In fall, as temperatures moderate, it’s wise to do a more thorough tune-up. Fill and compact any remaining low spots, reinforce shoulders or edges where erosion has occurred, and make sure your drainage paths are clear heading into winter. While McKinney doesn’t see the harsh freeze-thaw cycles of colder climates, occasional cold snaps and winter rains still test your driveway. A bit of preparation in fall means fewer surprises and less emergency work when the weather turns.
Frequently Asked Questions
How often should I add new gravel to my driveway? For most gravel driveways in McKinney, adding new gravel every 2–4 years is typical, but the exact timing depends on traffic, slope, and how well you maintain the surface. If you consistently rake, control drainage, and repair ruts properly, you’ll lose less material to erosion and migration, which stretches out the time between refreshes. When you start to see the base layer showing through, or the surface feels thin and easily displaced, it’s a sign you’re due for a top-up. Adding smaller amounts more frequently is often better than waiting until the driveway is in rough shape and needs a major overhaul.
What type of gravel is best for a driveway in North Texas? Angular, crushed stone is generally best for driveways in this region because the pieces lock together and resist movement. Many homeowners choose a mix that includes fines, which compact to form a firm surface while still allowing drainage. The exact size and blend can vary based on your driveway’s slope, length, and intended use. For example, a long rural driveway with delivery trucks may benefit from a slightly larger top stone than a short residential drive. A local contractor like TopCore Concrete can recommend specific materials that perform well in McKinney’s soils and climate.

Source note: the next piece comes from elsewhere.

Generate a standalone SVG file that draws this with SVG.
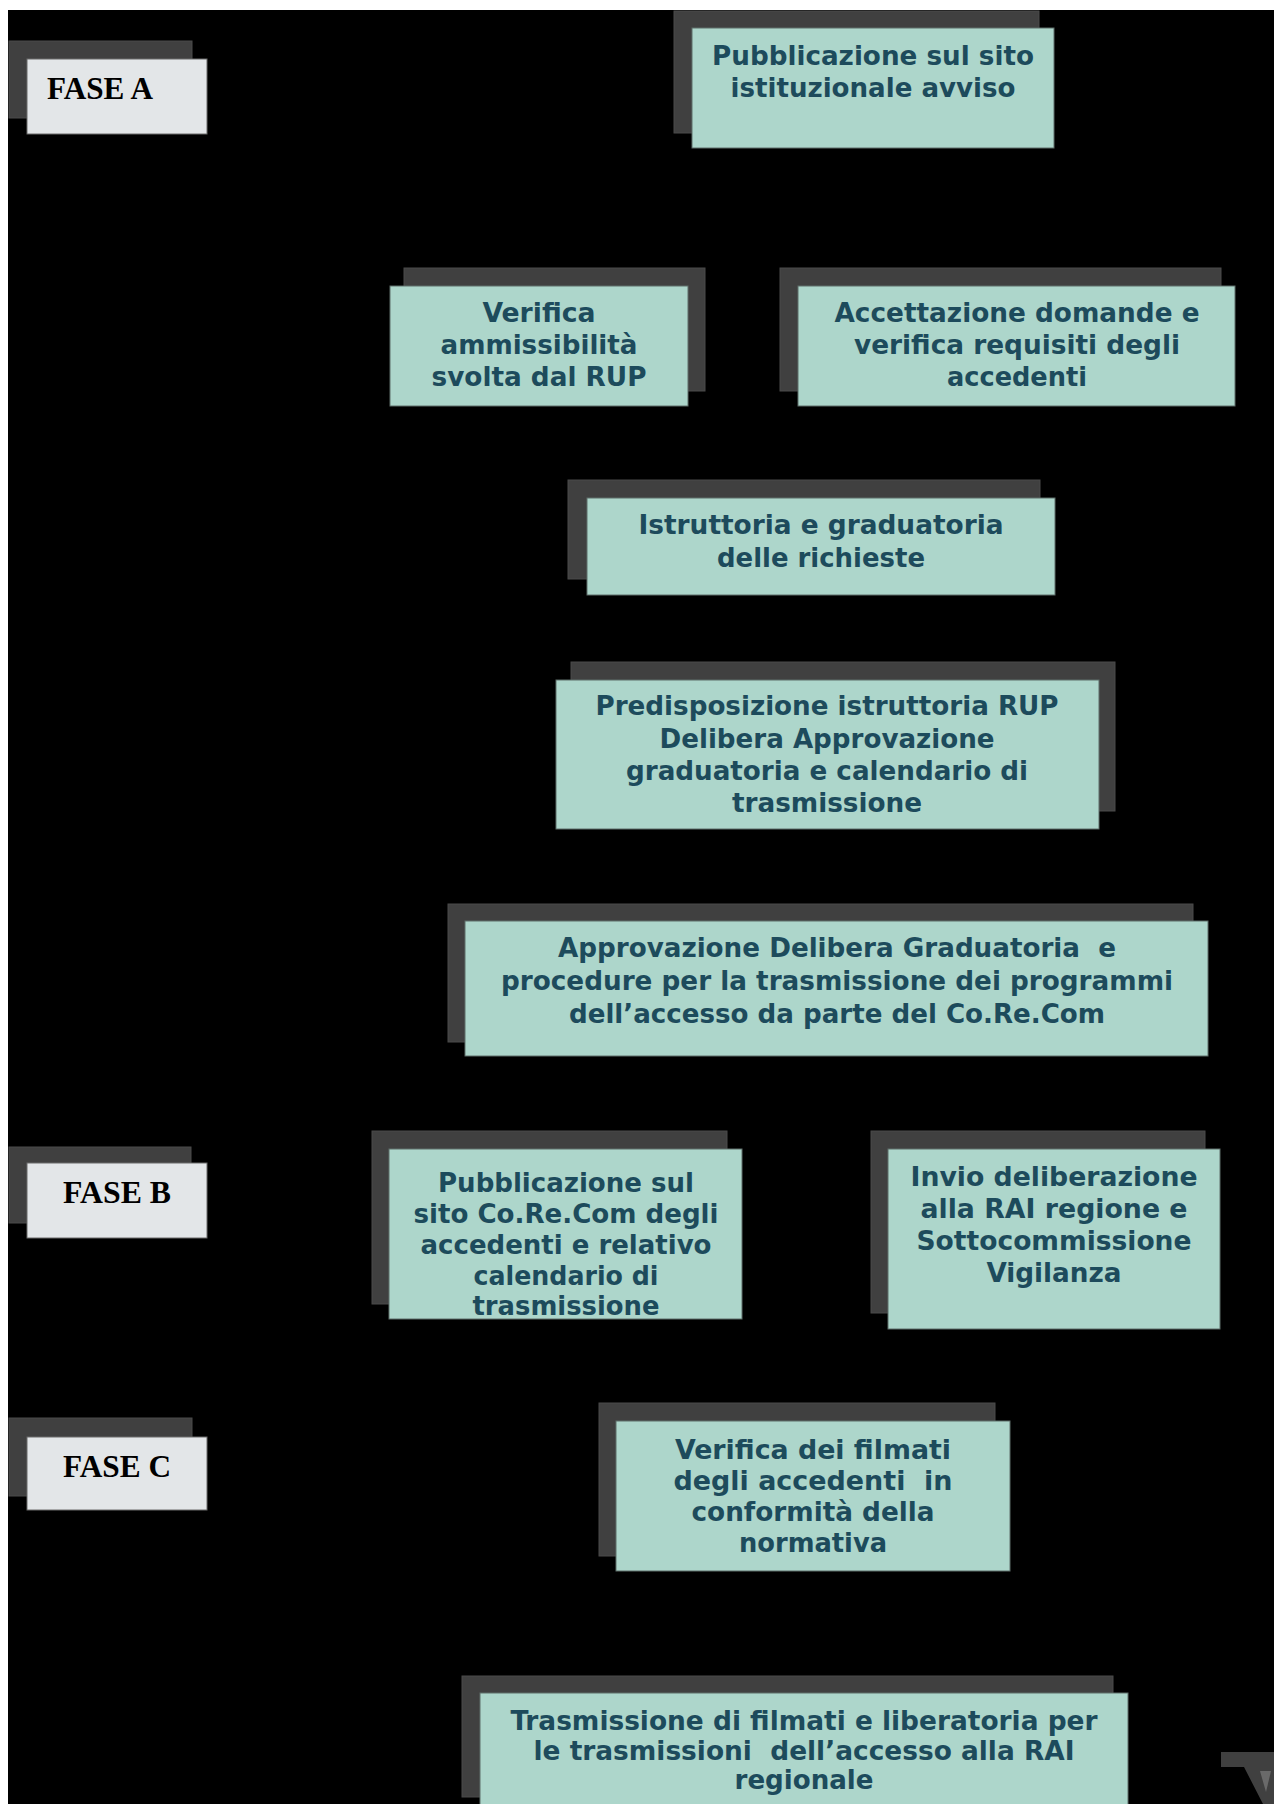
<svg xmlns="http://www.w3.org/2000/svg" width="1274" height="1804" viewBox="0 0 1274 1804">
<style>
.sh{fill:#404040;stroke:#4a4a4a;stroke-width:1}
.bx{fill:#add6cb;stroke:#5f6e6a;stroke-width:1}
.fb{fill:#e3e6e8;stroke:#6a6a6a;stroke-width:1}
.t{font-family:'DejaVu Sans Condensed','DejaVu Sans',Verdana,sans-serif;font-weight:bold;font-size:27px;fill:#1d4b5c;text-anchor:middle;white-space:pre}
.f{font-family:'Liberation Serif','Times New Roman',serif;font-weight:bold;font-size:31px;fill:#000}
</style>
<rect x="0" y="0" width="1274" height="1804" fill="#ffffff"/>
<rect x="8" y="10" width="1266" height="1794" fill="#000000"/>
<g id="connectors"></g>
<g id="fase-a">
<rect class="sh" x="9" y="41" width="183" height="77"/>
<rect class="fb" x="27" y="59" width="180" height="75"/>
<text class="f" x="47" y="99" textLength="106" lengthAdjust="spacingAndGlyphs">FASE A</text>
</g>
<g id="n-pubblicazione-avviso">
<rect class="sh" x="674" y="11" width="365" height="122"/>
<rect class="bx" x="692" y="28" width="362" height="120"/>
<text class="t" x="873" y="65" textLength="322" lengthAdjust="spacingAndGlyphs">Pubblicazione sul sito</text>
<text class="t" x="873" y="97" textLength="285" lengthAdjust="spacingAndGlyphs">istituzionale avviso</text>
</g>
<g id="n-verifica-ammissibilita">
<rect class="sh" x="404" y="268" width="301" height="123"/>
<rect class="bx" x="390" y="286" width="298" height="120"/>
<text class="t" x="539" y="322" textLength="113" lengthAdjust="spacingAndGlyphs">Verifica</text>
<text class="t" x="539" y="354" textLength="197" lengthAdjust="spacingAndGlyphs">ammissibilità</text>
<text class="t" x="539" y="386" textLength="215" lengthAdjust="spacingAndGlyphs">svolta dal RUP</text>
</g>
<g id="n-accettazione">
<rect class="sh" x="780" y="268" width="441" height="123"/>
<rect class="bx" x="798" y="286" width="437" height="120"/>
<text class="t" x="1017" y="322" textLength="365" lengthAdjust="spacingAndGlyphs">Accettazione domande e</text>
<text class="t" x="1017" y="354" textLength="326" lengthAdjust="spacingAndGlyphs">verifica requisiti degli</text>
<text class="t" x="1017" y="386" textLength="140" lengthAdjust="spacingAndGlyphs">accedenti</text>
</g>
<g id="n-istruttoria">
<rect class="sh" x="568" y="480" width="472" height="99"/>
<rect class="bx" x="587" y="498" width="468" height="97"/>
<text class="t" x="821" y="534" textLength="365" lengthAdjust="spacingAndGlyphs">Istruttoria e graduatoria</text>
<text class="t" x="821" y="567" textLength="208" lengthAdjust="spacingAndGlyphs">delle richieste</text>
</g>
<g id="n-predisposizione">
<rect class="sh" x="571" y="662" width="544" height="149"/>
<rect class="bx" x="556" y="680" width="543" height="149"/>
<text class="t" x="827" y="715" textLength="463" lengthAdjust="spacingAndGlyphs">Predisposizione istruttoria RUP</text>
<text class="t" x="827" y="748" textLength="335" lengthAdjust="spacingAndGlyphs">Delibera Approvazione</text>
<text class="t" x="827" y="780" textLength="402" lengthAdjust="spacingAndGlyphs">graduatoria e calendario di</text>
<text class="t" x="827" y="812" textLength="190" lengthAdjust="spacingAndGlyphs">trasmissione</text>
</g>
<g id="n-approvazione">
<rect class="sh" x="448" y="904" width="745" height="138"/>
<rect class="bx" x="465" y="921" width="743" height="135"/>
<text class="t" x="837" y="957" textLength="558" lengthAdjust="spacingAndGlyphs">Approvazione Delibera Graduatoria  e</text>
<text class="t" x="837" y="990" textLength="672" lengthAdjust="spacingAndGlyphs">procedure per la trasmissione dei programmi</text>
<text class="t" x="837" y="1023" textLength="536" lengthAdjust="spacingAndGlyphs">dell’accesso da parte del Co.Re.Com</text>
</g>
<g id="fase-b">
<rect class="sh" x="9" y="1147" width="182" height="76"/>
<rect class="fb" x="27" y="1163" width="180" height="75"/>
<text class="f" x="63" y="1203" textLength="108" lengthAdjust="spacingAndGlyphs">FASE B</text>
</g>
<g id="n-pubblicazione-corecom">
<rect class="sh" x="372" y="1131" width="355" height="173"/>
<rect class="bx" x="389" y="1149" width="353" height="170"/>
<text class="t" x="566" y="1192" textLength="256" lengthAdjust="spacingAndGlyphs">Pubblicazione sul</text>
<text class="t" x="566" y="1223" textLength="305" lengthAdjust="spacingAndGlyphs">sito Co.Re.Com degli</text>
<text class="t" x="566" y="1254" textLength="291" lengthAdjust="spacingAndGlyphs">accedenti e relativo</text>
<text class="t" x="566" y="1285" textLength="185" lengthAdjust="spacingAndGlyphs">calendario di</text>
<text class="t" x="566" y="1315" textLength="187" lengthAdjust="spacingAndGlyphs">trasmissione</text>
</g>
<g id="n-invio">
<rect class="sh" x="871" y="1131" width="334" height="182"/>
<rect class="bx" x="888" y="1149" width="332" height="180"/>
<text class="t" x="1054" y="1186" textLength="287" lengthAdjust="spacingAndGlyphs">Invio deliberazione</text>
<text class="t" x="1054" y="1218" textLength="267" lengthAdjust="spacingAndGlyphs">alla RAI regione e</text>
<text class="t" x="1054" y="1250" textLength="275" lengthAdjust="spacingAndGlyphs">Sottocommissione</text>
<text class="t" x="1054" y="1282" textLength="135" lengthAdjust="spacingAndGlyphs">Vigilanza</text>
</g>
<g id="fase-c">
<rect class="sh" x="9" y="1418" width="183" height="78"/>
<rect class="fb" x="27" y="1437" width="180" height="73"/>
<text class="f" x="63" y="1477" textLength="108" lengthAdjust="spacingAndGlyphs">FASE C</text>
</g>
<g id="n-verifica-filmati">
<rect class="sh" x="599" y="1403" width="396" height="153"/>
<rect class="bx" x="616" y="1421" width="394" height="150"/>
<text class="t" x="813" y="1459" textLength="276" lengthAdjust="spacingAndGlyphs">Verifica dei filmati</text>
<text class="t" x="813" y="1490" textLength="279" lengthAdjust="spacingAndGlyphs">degli accedenti  in</text>
<text class="t" x="813" y="1521" textLength="243" lengthAdjust="spacingAndGlyphs">conformità della</text>
<text class="t" x="813" y="1552" textLength="148" lengthAdjust="spacingAndGlyphs">normativa</text>
</g>
<g id="n-trasmissione">
<rect class="sh" x="462" y="1676" width="651" height="121"/>
<rect class="bx" x="480" y="1693" width="648" height="120"/>
<text class="t" x="804" y="1730" textLength="587" lengthAdjust="spacingAndGlyphs">Trasmissione di filmati e liberatoria per</text>
<text class="t" x="804" y="1760" textLength="541" lengthAdjust="spacingAndGlyphs">le trasmissioni  dell’accesso alla RAI</text>
<text class="t" x="804" y="1789" textLength="139" lengthAdjust="spacingAndGlyphs">regionale</text>
</g>
<g id="partial-shape">
<polygon points="1221,1752 1274,1752 1274,1804 1263,1804 1244,1767 1221,1767" fill="#404040"/>
<polygon points="1260,1771 1271,1771 1266,1792" fill="#6a6a6a"/>
</g>
</svg>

Can I convert my gravel driveway to concrete later? Yes, many property owners start with gravel and later upgrade part or all of the driveway to concrete for lower maintenance and improved appearance. In fact, a well-built gravel base can serve as a foundation for a future concrete pour, though it often needs to be adjusted, compacted, or supplemented to meet concrete requirements. When planning this kind of upgrade, it’s helpful to think ahead about drainage, slope, and how the driveway will connect to existing structures. Working with a professional concrete installer ensures that your transition from gravel to concrete is smooth and that any previous issues with settling or water are addressed in the new design.
Why does my driveway keep developing the same ruts and potholes? Recurring ruts and potholes usually indicate an underlying issue rather than just surface wear. Common culprits include an inadequate base layer, poor drainage that keeps certain spots wet and soft, or concentrated traffic patterns (such as heavy vehicles always using the same track). If you only fill the holes without correcting the cause, they’ll return. A more permanent fix may involve improving drainage, thickening or compacting the base, or slightly altering the driveway alignment or width so vehicles don’t always travel in the exact same path.
Should I use landscape fabric under a gravel driveway? Landscape fabric can help separate gravel from the underlying soil and reduce mixing and weed growth, but it must be used correctly. For new driveways, a heavy-duty geotextile fabric installed over a properly prepared subgrade can add stability, especially in softer soils. For existing driveways, retrofitting fabric is difficult because it would require removing the gravel entirely. In many McKinney driveways, a well-compacted base with the right gravel mix provides sufficient performance without fabric. If you’re building a new driveway or planning a major rebuild, consult with a professional to determine whether fabric is appropriate for your soil conditions and traffic needs.